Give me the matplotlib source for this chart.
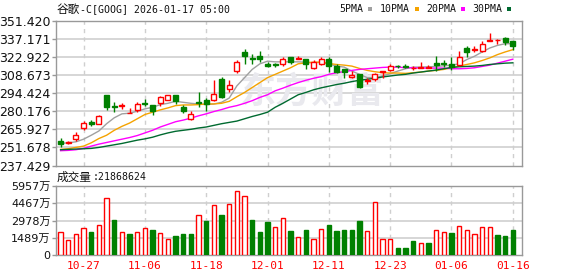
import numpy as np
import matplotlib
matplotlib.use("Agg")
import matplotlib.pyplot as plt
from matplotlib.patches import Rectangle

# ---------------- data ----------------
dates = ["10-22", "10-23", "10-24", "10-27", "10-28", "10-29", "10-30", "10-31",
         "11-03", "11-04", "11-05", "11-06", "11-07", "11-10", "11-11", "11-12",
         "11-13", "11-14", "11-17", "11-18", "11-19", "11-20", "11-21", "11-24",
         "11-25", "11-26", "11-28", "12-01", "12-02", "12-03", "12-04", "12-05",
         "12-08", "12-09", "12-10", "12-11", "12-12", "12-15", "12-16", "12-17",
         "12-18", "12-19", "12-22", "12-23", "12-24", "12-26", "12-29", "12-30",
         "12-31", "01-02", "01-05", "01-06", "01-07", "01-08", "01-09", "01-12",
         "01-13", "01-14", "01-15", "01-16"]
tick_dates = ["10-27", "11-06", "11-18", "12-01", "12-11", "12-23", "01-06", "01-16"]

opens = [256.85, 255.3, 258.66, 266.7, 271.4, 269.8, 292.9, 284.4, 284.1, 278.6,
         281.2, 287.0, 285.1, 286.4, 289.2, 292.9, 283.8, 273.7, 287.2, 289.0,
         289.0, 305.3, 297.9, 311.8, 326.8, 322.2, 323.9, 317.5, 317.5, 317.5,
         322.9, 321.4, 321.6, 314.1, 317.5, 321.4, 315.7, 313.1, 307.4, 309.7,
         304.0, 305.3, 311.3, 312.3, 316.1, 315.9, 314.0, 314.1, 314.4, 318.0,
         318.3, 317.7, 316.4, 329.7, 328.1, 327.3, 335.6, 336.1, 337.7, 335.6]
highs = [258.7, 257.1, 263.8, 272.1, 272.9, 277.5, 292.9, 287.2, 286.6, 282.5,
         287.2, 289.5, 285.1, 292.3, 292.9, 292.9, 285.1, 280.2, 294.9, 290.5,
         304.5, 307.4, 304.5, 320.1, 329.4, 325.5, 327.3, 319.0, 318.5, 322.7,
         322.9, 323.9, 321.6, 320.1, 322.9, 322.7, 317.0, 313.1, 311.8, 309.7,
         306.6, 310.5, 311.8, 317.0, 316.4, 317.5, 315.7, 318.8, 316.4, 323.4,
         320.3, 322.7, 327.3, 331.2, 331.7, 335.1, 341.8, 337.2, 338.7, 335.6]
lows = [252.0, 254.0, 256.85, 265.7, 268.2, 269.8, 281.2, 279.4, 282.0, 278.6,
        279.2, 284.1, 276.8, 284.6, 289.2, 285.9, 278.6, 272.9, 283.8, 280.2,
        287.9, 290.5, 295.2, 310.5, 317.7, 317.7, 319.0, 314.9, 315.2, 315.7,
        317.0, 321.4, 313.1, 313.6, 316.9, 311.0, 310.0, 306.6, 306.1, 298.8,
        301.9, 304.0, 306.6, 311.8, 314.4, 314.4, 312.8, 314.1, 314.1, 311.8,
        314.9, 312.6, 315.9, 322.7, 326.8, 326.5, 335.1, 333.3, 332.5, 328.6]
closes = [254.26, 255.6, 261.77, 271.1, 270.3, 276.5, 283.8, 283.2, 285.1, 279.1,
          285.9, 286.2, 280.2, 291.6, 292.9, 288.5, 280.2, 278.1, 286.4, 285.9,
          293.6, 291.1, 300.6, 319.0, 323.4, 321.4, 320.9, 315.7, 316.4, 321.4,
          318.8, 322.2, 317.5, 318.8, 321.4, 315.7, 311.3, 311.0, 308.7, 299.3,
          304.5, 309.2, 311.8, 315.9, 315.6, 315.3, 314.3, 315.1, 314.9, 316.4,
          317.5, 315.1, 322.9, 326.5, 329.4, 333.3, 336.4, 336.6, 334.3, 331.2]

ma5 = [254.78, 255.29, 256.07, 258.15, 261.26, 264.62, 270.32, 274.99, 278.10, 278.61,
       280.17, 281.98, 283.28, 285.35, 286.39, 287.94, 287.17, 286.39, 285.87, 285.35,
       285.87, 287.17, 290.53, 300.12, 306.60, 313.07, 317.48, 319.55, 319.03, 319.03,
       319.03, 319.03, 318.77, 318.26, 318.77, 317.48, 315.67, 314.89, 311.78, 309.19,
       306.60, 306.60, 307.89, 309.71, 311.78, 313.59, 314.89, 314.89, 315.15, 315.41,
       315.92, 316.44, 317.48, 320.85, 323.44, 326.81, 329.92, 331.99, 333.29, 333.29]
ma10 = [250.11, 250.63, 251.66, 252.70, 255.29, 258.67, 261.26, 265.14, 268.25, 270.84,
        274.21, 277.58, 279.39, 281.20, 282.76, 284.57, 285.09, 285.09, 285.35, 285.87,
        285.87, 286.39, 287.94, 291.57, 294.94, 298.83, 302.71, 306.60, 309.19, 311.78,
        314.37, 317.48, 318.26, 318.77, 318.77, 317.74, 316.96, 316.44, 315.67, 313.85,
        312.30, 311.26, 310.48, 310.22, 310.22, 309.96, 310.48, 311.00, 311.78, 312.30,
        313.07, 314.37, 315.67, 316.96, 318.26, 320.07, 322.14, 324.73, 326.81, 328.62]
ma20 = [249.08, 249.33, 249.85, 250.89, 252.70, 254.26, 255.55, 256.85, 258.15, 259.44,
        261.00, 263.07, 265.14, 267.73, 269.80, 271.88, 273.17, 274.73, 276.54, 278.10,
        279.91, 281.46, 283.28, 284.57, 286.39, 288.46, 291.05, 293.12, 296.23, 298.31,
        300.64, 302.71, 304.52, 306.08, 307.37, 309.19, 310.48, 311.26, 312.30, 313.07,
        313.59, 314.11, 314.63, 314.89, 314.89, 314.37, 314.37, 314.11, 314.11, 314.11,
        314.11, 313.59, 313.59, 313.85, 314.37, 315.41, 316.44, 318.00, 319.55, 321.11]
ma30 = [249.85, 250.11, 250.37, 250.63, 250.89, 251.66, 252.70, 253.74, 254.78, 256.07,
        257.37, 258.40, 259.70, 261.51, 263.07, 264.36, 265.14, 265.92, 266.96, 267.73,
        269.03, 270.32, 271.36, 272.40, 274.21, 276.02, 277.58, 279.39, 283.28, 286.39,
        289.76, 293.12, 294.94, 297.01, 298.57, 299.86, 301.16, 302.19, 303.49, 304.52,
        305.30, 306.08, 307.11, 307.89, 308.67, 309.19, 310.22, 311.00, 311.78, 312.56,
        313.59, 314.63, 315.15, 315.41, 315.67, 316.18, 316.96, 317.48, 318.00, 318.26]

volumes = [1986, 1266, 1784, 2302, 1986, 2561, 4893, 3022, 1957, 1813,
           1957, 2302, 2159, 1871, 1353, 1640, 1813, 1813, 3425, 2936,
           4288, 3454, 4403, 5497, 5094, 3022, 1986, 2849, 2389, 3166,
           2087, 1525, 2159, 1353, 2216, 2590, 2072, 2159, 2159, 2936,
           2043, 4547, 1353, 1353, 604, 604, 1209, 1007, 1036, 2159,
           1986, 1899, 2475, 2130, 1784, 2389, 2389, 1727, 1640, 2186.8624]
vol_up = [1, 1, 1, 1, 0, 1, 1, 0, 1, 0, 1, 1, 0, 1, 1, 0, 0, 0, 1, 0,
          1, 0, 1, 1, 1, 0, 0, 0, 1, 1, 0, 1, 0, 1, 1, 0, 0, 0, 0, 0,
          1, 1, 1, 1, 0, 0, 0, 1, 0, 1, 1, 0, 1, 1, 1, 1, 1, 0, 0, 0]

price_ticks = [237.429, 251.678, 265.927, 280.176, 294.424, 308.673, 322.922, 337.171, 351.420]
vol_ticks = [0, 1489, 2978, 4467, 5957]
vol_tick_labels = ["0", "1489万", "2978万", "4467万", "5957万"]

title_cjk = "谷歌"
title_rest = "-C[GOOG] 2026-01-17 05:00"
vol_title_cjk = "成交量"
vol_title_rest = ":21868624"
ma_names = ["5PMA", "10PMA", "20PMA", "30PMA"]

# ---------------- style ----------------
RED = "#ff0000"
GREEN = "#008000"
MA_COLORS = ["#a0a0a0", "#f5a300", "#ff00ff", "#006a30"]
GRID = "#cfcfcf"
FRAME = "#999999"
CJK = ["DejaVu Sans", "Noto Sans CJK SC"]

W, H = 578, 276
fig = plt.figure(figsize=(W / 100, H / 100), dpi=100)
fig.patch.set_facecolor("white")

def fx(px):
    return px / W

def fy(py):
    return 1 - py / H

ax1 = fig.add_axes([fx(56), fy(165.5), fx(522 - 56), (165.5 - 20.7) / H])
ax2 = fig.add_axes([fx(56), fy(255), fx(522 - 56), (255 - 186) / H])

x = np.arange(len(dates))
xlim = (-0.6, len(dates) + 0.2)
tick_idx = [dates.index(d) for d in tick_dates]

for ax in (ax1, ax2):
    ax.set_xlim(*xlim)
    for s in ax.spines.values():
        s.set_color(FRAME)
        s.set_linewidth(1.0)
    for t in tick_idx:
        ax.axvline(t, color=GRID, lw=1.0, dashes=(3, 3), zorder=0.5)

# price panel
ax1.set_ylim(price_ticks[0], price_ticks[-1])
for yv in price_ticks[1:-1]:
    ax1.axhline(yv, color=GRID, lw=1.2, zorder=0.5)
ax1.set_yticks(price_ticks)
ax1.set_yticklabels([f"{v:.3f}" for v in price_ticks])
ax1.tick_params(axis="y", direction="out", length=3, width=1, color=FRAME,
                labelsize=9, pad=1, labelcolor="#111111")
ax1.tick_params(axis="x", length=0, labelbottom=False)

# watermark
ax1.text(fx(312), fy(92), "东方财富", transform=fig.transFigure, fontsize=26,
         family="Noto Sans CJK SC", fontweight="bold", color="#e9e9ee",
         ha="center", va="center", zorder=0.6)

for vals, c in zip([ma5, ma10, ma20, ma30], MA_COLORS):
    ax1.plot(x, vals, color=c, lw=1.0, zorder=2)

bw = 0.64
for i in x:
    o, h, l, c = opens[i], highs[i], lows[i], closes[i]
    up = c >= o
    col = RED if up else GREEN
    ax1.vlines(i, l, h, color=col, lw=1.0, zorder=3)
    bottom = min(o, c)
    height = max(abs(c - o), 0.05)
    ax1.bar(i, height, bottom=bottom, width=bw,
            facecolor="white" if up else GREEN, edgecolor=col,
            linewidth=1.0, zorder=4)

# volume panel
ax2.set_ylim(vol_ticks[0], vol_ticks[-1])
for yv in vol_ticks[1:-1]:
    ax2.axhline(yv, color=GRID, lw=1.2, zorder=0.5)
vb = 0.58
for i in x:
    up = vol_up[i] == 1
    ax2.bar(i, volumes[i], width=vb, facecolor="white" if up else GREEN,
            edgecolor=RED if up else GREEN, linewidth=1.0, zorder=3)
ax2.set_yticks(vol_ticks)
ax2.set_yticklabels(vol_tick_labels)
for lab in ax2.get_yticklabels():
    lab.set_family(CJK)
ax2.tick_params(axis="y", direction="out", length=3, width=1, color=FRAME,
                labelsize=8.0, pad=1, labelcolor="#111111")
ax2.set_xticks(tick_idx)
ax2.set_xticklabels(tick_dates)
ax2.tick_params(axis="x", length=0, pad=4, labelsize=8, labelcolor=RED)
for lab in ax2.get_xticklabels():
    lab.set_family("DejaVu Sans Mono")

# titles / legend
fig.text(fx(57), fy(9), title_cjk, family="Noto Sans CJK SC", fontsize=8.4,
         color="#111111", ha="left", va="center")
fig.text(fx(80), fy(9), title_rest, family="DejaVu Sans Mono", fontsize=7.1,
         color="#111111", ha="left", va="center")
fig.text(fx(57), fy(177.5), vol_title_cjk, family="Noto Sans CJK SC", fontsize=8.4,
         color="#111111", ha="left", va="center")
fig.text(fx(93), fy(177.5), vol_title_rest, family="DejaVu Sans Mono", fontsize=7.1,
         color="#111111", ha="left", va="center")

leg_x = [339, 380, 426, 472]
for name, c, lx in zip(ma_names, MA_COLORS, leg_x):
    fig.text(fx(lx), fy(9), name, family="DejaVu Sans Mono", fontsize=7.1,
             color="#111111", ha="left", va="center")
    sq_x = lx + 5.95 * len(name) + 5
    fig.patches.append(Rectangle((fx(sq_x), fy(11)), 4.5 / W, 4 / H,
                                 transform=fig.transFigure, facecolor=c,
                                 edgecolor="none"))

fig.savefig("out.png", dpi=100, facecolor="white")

▶ _Short problem_
Skip the pictures and restate exactly the lines from the beginning of the listing to the line with "from matplotlib.patches import Rectangle", that line included.

▶ _Reply to the exercise_
Give me the matplotlib source for this chart.
import numpy as np
import matplotlib
matplotlib.use("Agg")
import matplotlib.pyplot as plt
from matplotlib.patches import Rectangle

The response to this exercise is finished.